STEVE MOCARSKY smocarsky@timesleader.com
The state Senate panel that oversees emergency preparedness in the state will hear testimony later this month on how ready responders are to handle catastrophes related to natural-gas drilling.
Sen. Lisa Baker, chairwoman of the Veterans Affairs and Emergency Preparedness Committee, said in a press release that community groups and environmental activists are questioning whether plans to deal with well blowouts, leaks and spills are in place and detailed enough to meet the challenges posed by the increased drilling activity in the Marcellus Shale.
Baker, R-Lehman Township, said those concerns warrant the attention of lawmakers.
“Community safety, public health and water quality are put at risk if there are any holes in emergency planning. With government budgets at every level under severe strain, it is a legitimate worry that preparation and training have not kept pace with the need,” Baker said.
In the wake of a recent natural gas well blowout in Clearfield County, Baker said there are local rumblings that the Pennsylvania Emergency Management Agency was “either not ready or not properly engaged.
“There is a responsibility to air the situation and find the facts,” Baker said.

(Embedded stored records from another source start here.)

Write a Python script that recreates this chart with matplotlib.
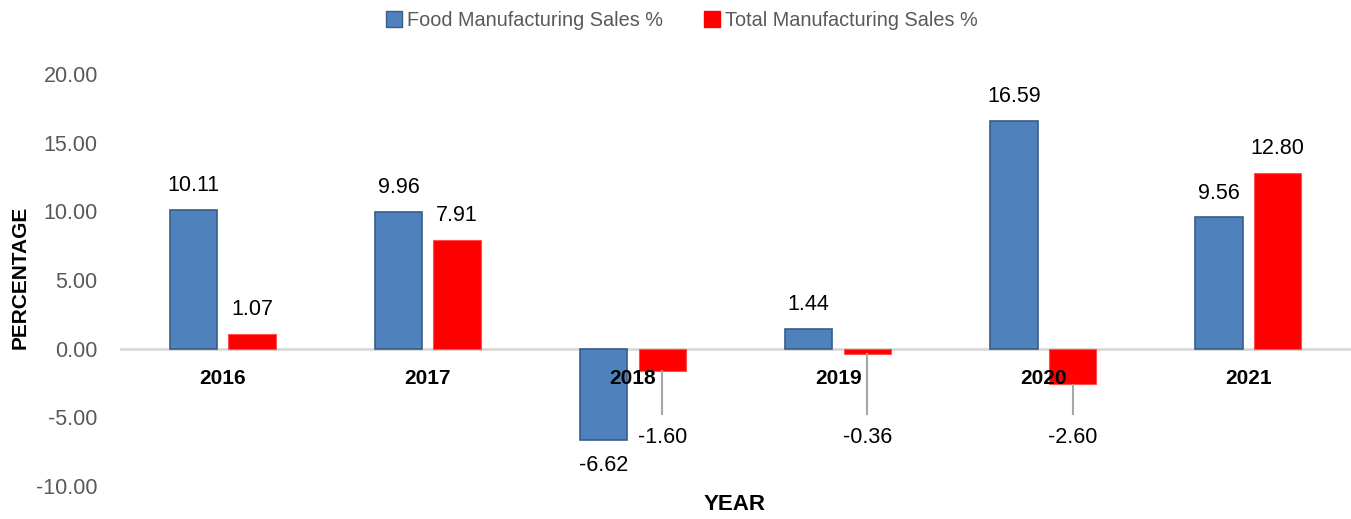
import numpy as np
import matplotlib
matplotlib.use("Agg")
import matplotlib.pyplot as plt
from matplotlib.lines import Line2D

years = ["2016", "2017", "2018", "2019", "2020", "2021"]
food_sales = [10.11, 9.96, -6.62, 1.44, 16.59, 9.56]
total_sales = [1.07, 7.91, -1.60, -0.36, -2.60, 12.80]

plt.rcParams["font.family"] = ["Liberation Sans", "DejaVu Sans"]

BLUE = "#4F81BD"
BLUE_EDGE = "#385D8A"
RED = "#FF0000"
GREY_TXT = "#595959"

fig = plt.figure(figsize=(13.51, 5.19), dpi=100)
ax = fig.add_axes([120 / 1351, 1 - 486 / 519, 1 - 120 / 1351, (486 - 74) / 519])

x = np.arange(len(years))
w = 0.23
off = 0.143
ax.bar(x - off, food_sales, w, color=BLUE, edgecolor=BLUE_EDGE, linewidth=1.2, zorder=3)
ax.bar(x + off, total_sales, w, color=RED, edgecolor="#FF5050", linewidth=0.8, zorder=3)

ax.set_xlim(-0.5, len(years) - 0.5)
ax.set_ylim(-10, 20)
ax.set_yticks(np.arange(-10, 21, 5))
ax.set_yticklabels([f"{v:.2f}" for v in np.arange(-10, 21, 5)])
ax.tick_params(axis="y", length=0, labelsize=15.5, labelcolor=GREY_TXT, pad=16)
ax.set_xticks([])
for s in ax.spines.values():
    s.set_visible(False)
ax.axhline(0, color="#D9D9D9", lw=2, zorder=2)

# year labels sit just under the zero line
for i, yr in enumerate(years):
    ax.annotate(yr, (i, 0), xytext=(0, -21.5), textcoords="offset points",
                ha="center", va="center", fontsize=15, fontweight="bold", zorder=5)

# value labels
for i, v in enumerate(food_sales):
    dy = 17.5 if v >= 0 else -18.5
    ax.annotate(f"{v:.2f}", (i - off, v), xytext=(0, dy), textcoords="offset points",
                ha="center", va="center", fontsize=15.5)
for i, v in enumerate(total_sales):
    if v >= 0:
        ax.annotate(f"{v:.2f}", (i + off, v), xytext=(0, 17.5), textcoords="offset points",
                    ha="center", va="center", fontsize=15.5)
    else:
        # leader line down to the label
        ax.plot([i + off, i + off], [v - 0.05, -4.75], color="#A6A6A6", lw=1.5, zorder=4)
        ax.text(i + off, -6.5, f"{v:.2f}", ha="center", va="center", fontsize=15.5)

fig.text(20 / 1351, 1 - 277 / 519, "PERCENTAGE", rotation=90, ha="center", va="center",
         fontsize=15, fontweight="bold")
fig.text(735 / 1351, 1 - 505 / 519, "YEAR", ha="center", va="center",
         fontsize=16, fontweight="bold")

handles = [Line2D([], [], marker="s", ls="", markersize=11, markerfacecolor=BLUE, markeredgecolor=BLUE_EDGE),
           Line2D([], [], marker="s", ls="", markersize=11, markerfacecolor=RED, markeredgecolor=RED)]
fig.legend(handles, ["Food Manufacturing Sales %", "Total Manufacturing Sales %"],
           loc="center", bbox_to_anchor=(681 / 1351, 1 - 20 / 519), ncol=2, frameon=False,
           fontsize=14.3, labelcolor=GREY_TXT, handletextpad=0.15, columnspacing=2.0,
           handlelength=1.0)

fig.savefig("out.png", dpi=100)
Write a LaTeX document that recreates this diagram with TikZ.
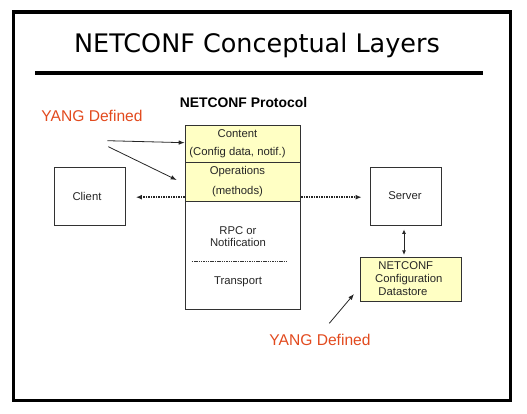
\documentclass[tikz,border=0pt]{standalone}
\usepackage{fontspec}
\setmainfont{Liberation Sans}
\newfontfamily\titlefont{DejaVu Sans}
\usetikzlibrary{arrows.meta,calc}
\definecolor{boxyellow}{RGB}{255,255,196}
\definecolor{yangred}{RGB}{226,74,30}
\definecolor{edgegray}{RGB}{50,50,50}
\tikzset{
  plainbox/.style={draw=edgegray,line width=0.9pt,inner sep=0pt,fill=white},
  yellowbox/.style={plainbox,fill=boxyellow},
  boxtext/.style={inner sep=0pt,font=\fontsize{11.3}{13}\selectfont,text=black!85},
  yangtext/.style={inner sep=0pt,font=\fontsize{15.6}{18}\selectfont,text=yangred},
  arr/.style={-{Latex[length=6pt,width=4.5pt]},line width=0.8pt,draw=black!85},
  dotarr/.style={-{Latex[length=6pt,width=5pt]},line width=1.6pt,dash pattern=on 1.5pt off 1pt,draw=black!85}
}
\begin{document}
\begin{tikzpicture}[x=1pt,y=-1pt]
\useasboundingbox (0,0) rectangle (527,414);
% frame
\draw[line width=3.6pt] (13.5,11.8) rectangle (510.3,400.5);
\node[inner sep=0pt,font=\titlefont\fontsize{25.5}{30}\selectfont] (title) at (257,45.5) {NETCONF Conceptual Layers};
\draw[line width=3.6pt] (35,72.8) -- (483,72.8);
\node[inner sep=0pt,font=\bfseries\fontsize{13.9}{16}\selectfont] (proto) at (243.5,103) {NETCONF Protocol};
\node[yangtext] (yang1) at (92,115.5) {YANG Defined};
% stack
\node[yellowbox,minimum width=115.7pt,minimum height=37.7pt] (content) at (243,143.9) {};
\node[yellowbox,minimum width=115.7pt,minimum height=38.3pt] (ops) at (243,181.9) {};
\node[plainbox,minimum width=115.7pt,minimum height=108pt] (lower) at (243,255) {};
\node[boxtext] (t1) at (237.5,133.5) {Content};
\node[boxtext] (t2) at (237.5,153) {(Config data, notif.)};
\node[boxtext] (t3) at (237.5,172) {Operations};
\node[boxtext] (t4) at (237.5,191.5) {(methods)};
\node[boxtext] (t5) at (238,231) {RPC or};
\node[boxtext] (t6) at (238,242.5) {Notification};
\coordinate (dl) at (191.7,261.7);
\coordinate (dr) at (287,261.7);
\draw[line width=0.6pt,dash pattern=on 1.5pt off 0.8pt,draw=black!80] (dl) -- (dr);
\node[boxtext] (t7) at (238,282) {Transport};
% client and server
\node[plainbox,minimum width=71pt,minimum height=57.7pt] (client) at (89.5,196.2) {};
\node[boxtext] (ct) at (87,196.5) {Client};
\node[plainbox,minimum width=71pt,minimum height=58pt] (server) at (405.5,196) {};
\node[boxtext] (st) at (405,195.7) {Server};
\node[yellowbox,minimum width=101.7pt,minimum height=43.7pt] (store) at (410.8,279.2) {};
\node[boxtext,align=left] (stt) at (408.8,279) {\hspace*{3.3pt}NETCONF\\Configuration\\\hspace*{3.3pt}Datastore};
% dotted arrows
\draw[dotarr] (client.east -| ops.west) ++(0,1) -- ($(client.east)+(10.5,1)$);
\draw[dotarr] (server.west -| ops.east) ++(0,1.2) -- ($(server.west)+(-8,1.2)$);
% server - datastore
\draw[{Latex[length=4.5pt,width=4pt]}-{Latex[length=4.5pt,width=4pt]},line width=0.8pt,draw=black!85] ($(server.south)+(-1.5,4)$) -- ($(store.north)+(-6.8,-2)$);
% YANG arrows
\coordinate (y1a) at (107.3,140.7);
\coordinate (y1b) at (108.3,146.7);
\coordinate (y1end) at (176.7,180);
\draw[arr] (y1a) -- (content.west |- 0,142.7);
\draw[arr] (y1b) -- (y1end);
\node[yangtext] (yang2) at (320,339.5) {YANG Defined};
\coordinate (y2a) at (329.3,323.3);
\coordinate (y2b) at (354,294);
\draw[arr] (y2a) -- (y2b);
\end{tikzpicture}
\end{document}
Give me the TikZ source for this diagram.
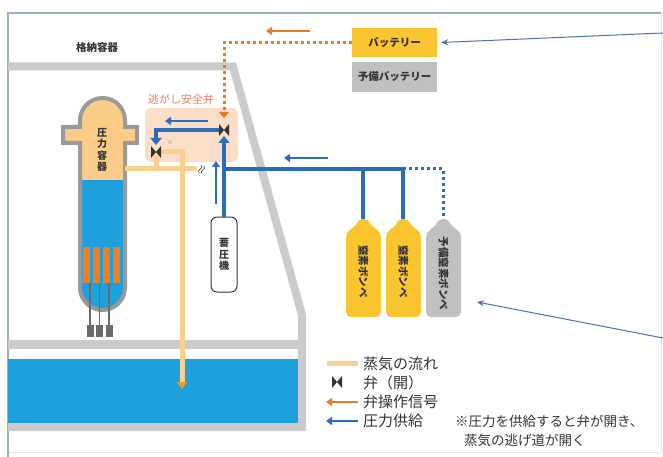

Aaron Shenck, executive director of the committee, said he also believes state emergency officials were not notified until several hours after the well explosion, which took about 16 hours to contain.
Shenck said a representative of PEMA and the state fire commissioner will testify at the June 29 public hearing. Baker’s office also will invite representatives from the state Department of Environmental Protection and state police.
Baker said she is equally concerned about emergency preparedness at the local level.
“The heavy truck traffic resulting from equipment and fracking (hydraulic fracturing) material being shipped in raises the possibility of collisions, turnovers and spills. We are dealing mostly with rural areas and small communities. What is the state of readiness? Is there the necessary coordination and communication between levels of government before we are tested by crisis? Are the resources immediately available when the worst happens?” Baker said.
To present testimony from a more local perspective, representatives of the County Commissioners Association of Pennsylvania, the Keystone Emergency Management Association and the Lycoming County Task Force on Marcellus Shale also will be invited, Shenck said.
Lycoming is the only Pennsylvania county in which Marcellus Shale drilling is taking place that has a task force specifically designed to address drilling-related emergencies, Shenck said.
At least one representative of the natural gas industry also will be invited to testify, Shenck said.